Re: duplicate rows in big table

From: Steve McDaniels <steve.mcdaniels_at_sierra.com>
Date: Wed, 30 Aug 2000 14:57:41 -0700
Message-ID: <8ojvsv$ap$1@spiney.sierra.com>

On a 17M row table, I use this strategy:

create an exceptions table:

create table exceptions
(row_id rowid,
owner varchar2(30),
table_name varchar2(30),
constraint varchar2(30));

alter table T add constraint pk_T primary key (KEY_FIELD) using index tablespace ...
storage (...)
exceptions into EXCEPTIONS;

This will unsuccessfully try to implement the constraint and will put offending rowids in EXCEPTIONS.

Notice that this is for a primary key constraint. The same business works for ANY CONSTRAINT, so, alter table T add constraint ..... unique(field1,field2,...) exceptions into...
will produce a list of offending rowids.

This strategy works well when the number of offending rows is small.
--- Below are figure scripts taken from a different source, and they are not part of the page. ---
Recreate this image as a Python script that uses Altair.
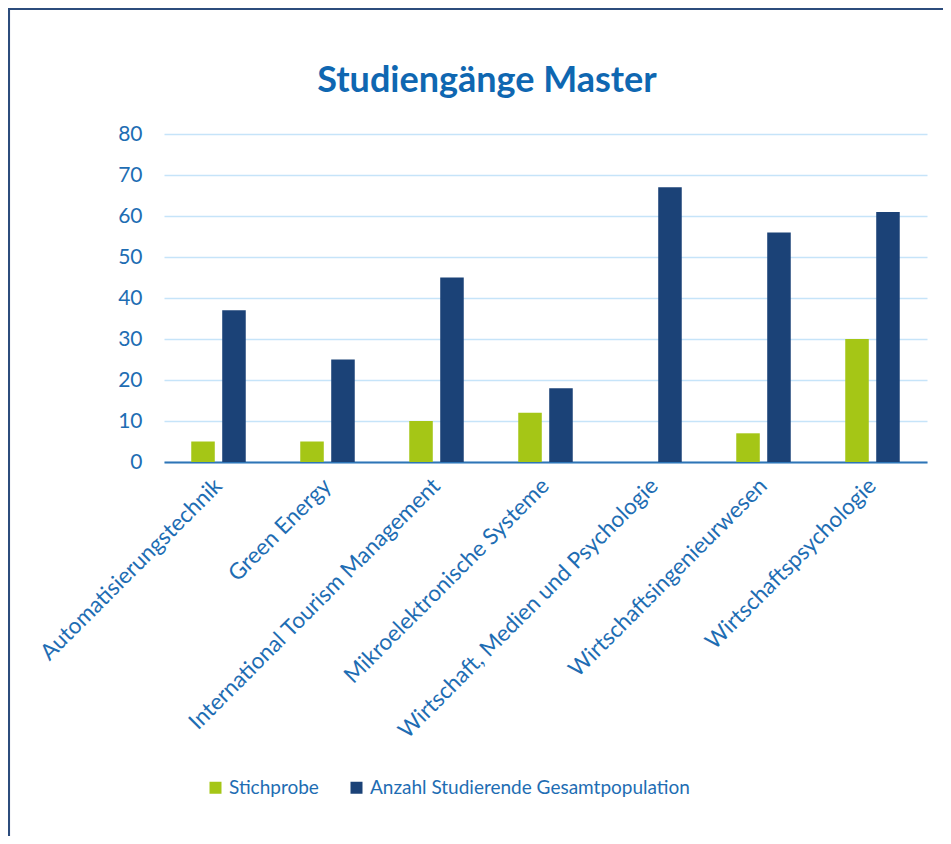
import altair as alt
import pandas as pd

categories = [
    "Automatisierungstechnik",
    "Green Energy",
    "International Tourism Management",
    "Mikroelektronische Systeme",
    "Wirtschaft, Medien und Psychologie",
    "Wirtschaftsingenieurwesen",
    "Wirtschaftspsychologie",
]
stichprobe = [5, 5, 10, 12, None, 7, 30]
gesamt = [37, 25, 45, 18, 67, 56, 61]
series = ["Stichprobe", "Anzahl Studierende Gesamtpopulation"]
colors = ["#a5c616", "#1b4277"]
y_ticks = [0, 10, 20, 30, 40, 50, 60, 70, 80]

rows = []
for c, a, b in zip(categories, stichprobe, gesamt):
    rows.append({"Studiengang": c, "Serie": series[0], "Wert": a})
    rows.append({"Studiengang": c, "Serie": series[1], "Wert": b})
df = pd.DataFrame(rows)

W, H = 763, 328
PL, PT, PR, PB = 156, 126, 16, 374
FONT = "Lato"
LABEL_COLOR = "#1e6db3"

bars = alt.Chart(df).mark_bar().encode(
    x=alt.X("Studiengang:N", sort=categories, title=None,
            scale=alt.Scale(paddingInner=0.5, paddingOuter=0.25),
            axis=alt.Axis(labelAngle=315, labelAlign="right", labelBaseline="middle",
                          labelPadding=20, ticks=False, domain=True,
                          domainColor="#2e75b6", domainWidth=2,
                          labelFont=FONT, labelFontSize=22.5, labelColor=LABEL_COLOR,
                          labelLimit=0, grid=False)),
    xOffset=alt.XOffset("Serie:N", sort=series,
                        scale=alt.Scale(domain=series, paddingInner=0.24, paddingOuter=0)),
    y=alt.Y("Wert:Q", title=None,
            scale=alt.Scale(domain=[0, 80], nice=False),
            axis=alt.Axis(values=y_ticks, ticks=False, domain=False, grid=True,
                          gridColor="#c6e4f9", gridWidth=1.5,
                          labelFont=FONT, labelFontSize=21, labelColor=LABEL_COLOR,
                          labelPadding=22)),
    color=alt.Color("Serie:N", sort=series,
                    scale=alt.Scale(domain=series, range=colors),
                    legend=alt.Legend(title=None, orient="none", direction="horizontal",
                                      legendX=42, legendY=644, symbolType="square",
                                      symbolSize=144, symbolStrokeWidth=0,
                                      labelFont=FONT, labelFontSize=19,
                                      labelColor=LABEL_COLOR, labelOffset=4,
                                      columnPadding=28, padding=0, labelLimit=0)),
)

one = pd.DataFrame({"t": ["Studiengänge Master"]})

title = alt.Chart(one).mark_text(
    font=FONT, fontSize=36, fontWeight="bold", color="#0f67b1",
    align="center", baseline="alphabetic"
).encode(text="t:N", x=alt.value(487 - 164), y=alt.value(92 - 134))

frame_top = alt.Chart(one).mark_rule(color="#2c4c7c", strokeWidth=2.5).encode(
    x=alt.value(-PL), x2=alt.value(W + PR), y=alt.value(-PT + 0.8))
frame_left = alt.Chart(one).mark_rule(color="#2c4c7c", strokeWidth=2.5).encode(
    x=alt.value(-PL + 0.8), y=alt.value(-PT), y2=alt.value(H + PB))

chart = alt.layer(bars, title, frame_top, frame_left).properties(
    width=W, height=H,
    padding={"left": PL, "top": PT, "right": PR, "bottom": PB},
    autosize=alt.AutoSizeParams(type="none"),
).configure_view(stroke=None)

chart.save("out.html", embed_options={"renderer": "svg", "actions": False})
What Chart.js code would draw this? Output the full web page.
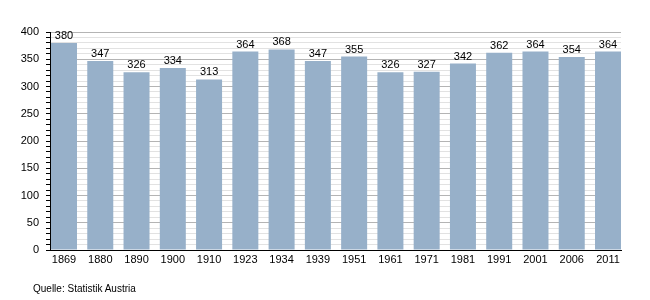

You must stil go through the EXCEPTIONS table to determine which of the two offending rows should be saved.

Then, delete from T where T.rowid in (select row_id from EXCPETIONS) or
create a simple PROCEDURE with a cursor which steps through EXCEPTIONS deleting rows from T.

good luck.

"James" <jialong.x.xie_at_boeing.com> wrote in message news:G04B63.4HD_at_news.boeing.com...
> I have a table, which has more than one million rows but a few duplicates.
> Is there any quick way to single out these duplicates? The normal way that
> compares rowid by rowid is too time consuming. Any help will be
appreciated.
>
> James
>
>
Received on Wed Aug 30 2000 - 16:57:41 CDT